If you increase \( x \) slightly, \( x \to x + \varepsilon \), then the expression would become:

\[ (h + \varepsilon)^2 + (h - \varepsilon)^2 = 2h^2 + 2\varepsilon^2. \]

The expression increases in value. It was indeed minimized at the midpoint when \( x = a + h \), taking the value \( 2h^2 = \frac{d^2}{2} \). Visualising the larger square \( (a-b)^2\) containing two quarter-sized \( h^2\) squares maybe help intuition. 

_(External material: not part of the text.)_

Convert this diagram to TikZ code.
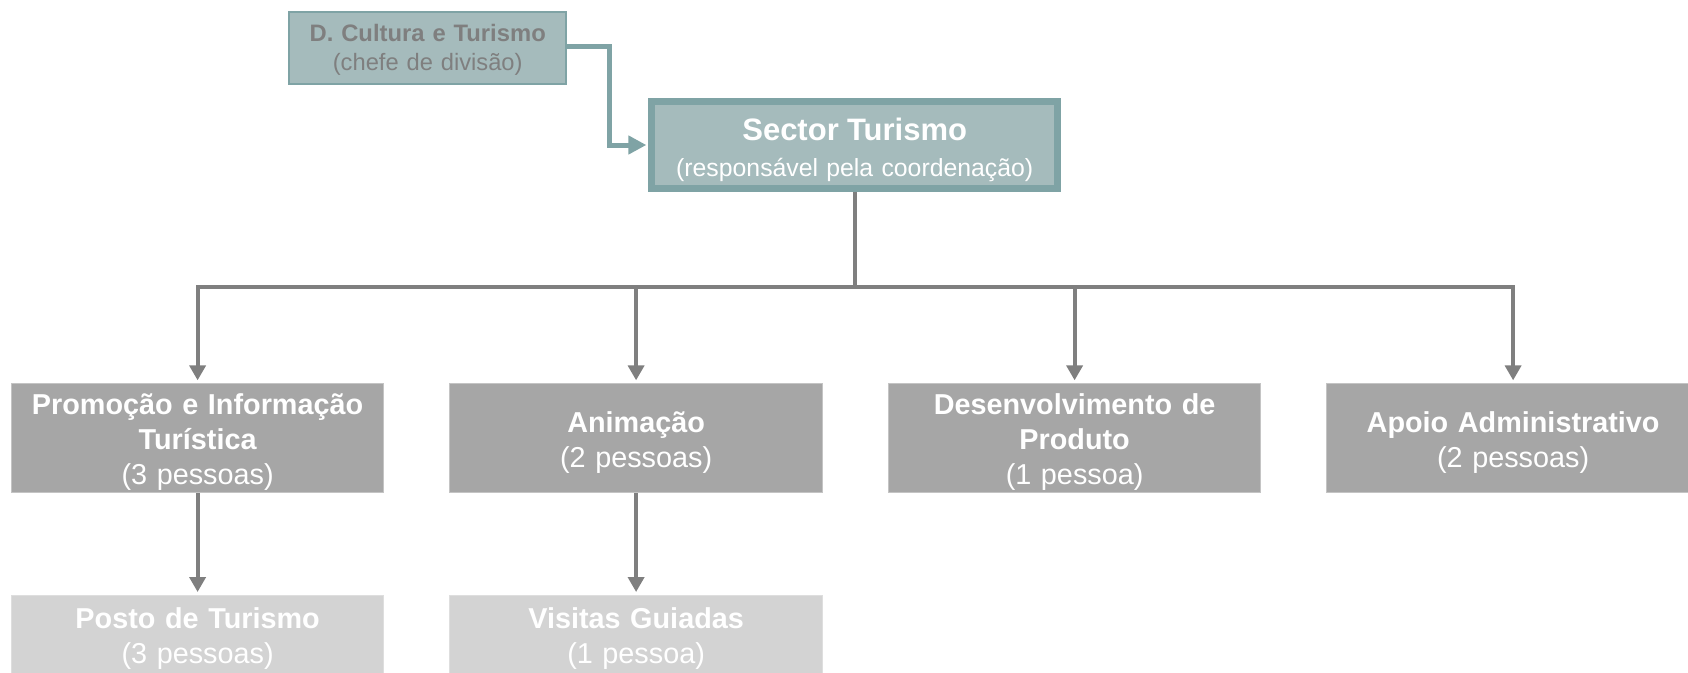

From two squares to one square

The expression:

\[ (a-x)^2 + (x-b)^2 \]

can be rewritten as one square involving \( x \):

\[ \begin{aligned} (a-x)^2 + (x-b)^2 &= a^2 + x^2 - 2ax + x^2 + b^2 - 2bx \\ &= 2x^2 - 2x(a + b) + a^2 + b^2 \\ &= 2((x - \frac{a + b}{2})^2 - \frac{(a + b)^2}{4}) + a^2 + b^2 \\ &= 2(x - \frac{a + b}{2})^2 - \frac{(a^2 + 2ab + b^2)}{2} + \frac{2a^2 + 2b^2}{2} \\ &= 2(x - \frac{a + b}{2})^2 + \frac{a^2 + b^2 - 2ab}{2} \\ &= 2(x - \frac{a + b}{2})^2 + \frac{(a - b)^2}{2} \end{aligned} \]

Here again we see that the expression is minimized when \( x = \frac{a + b}{2} \), and the minimum value is \( \frac{(a - b)^2}{2} \).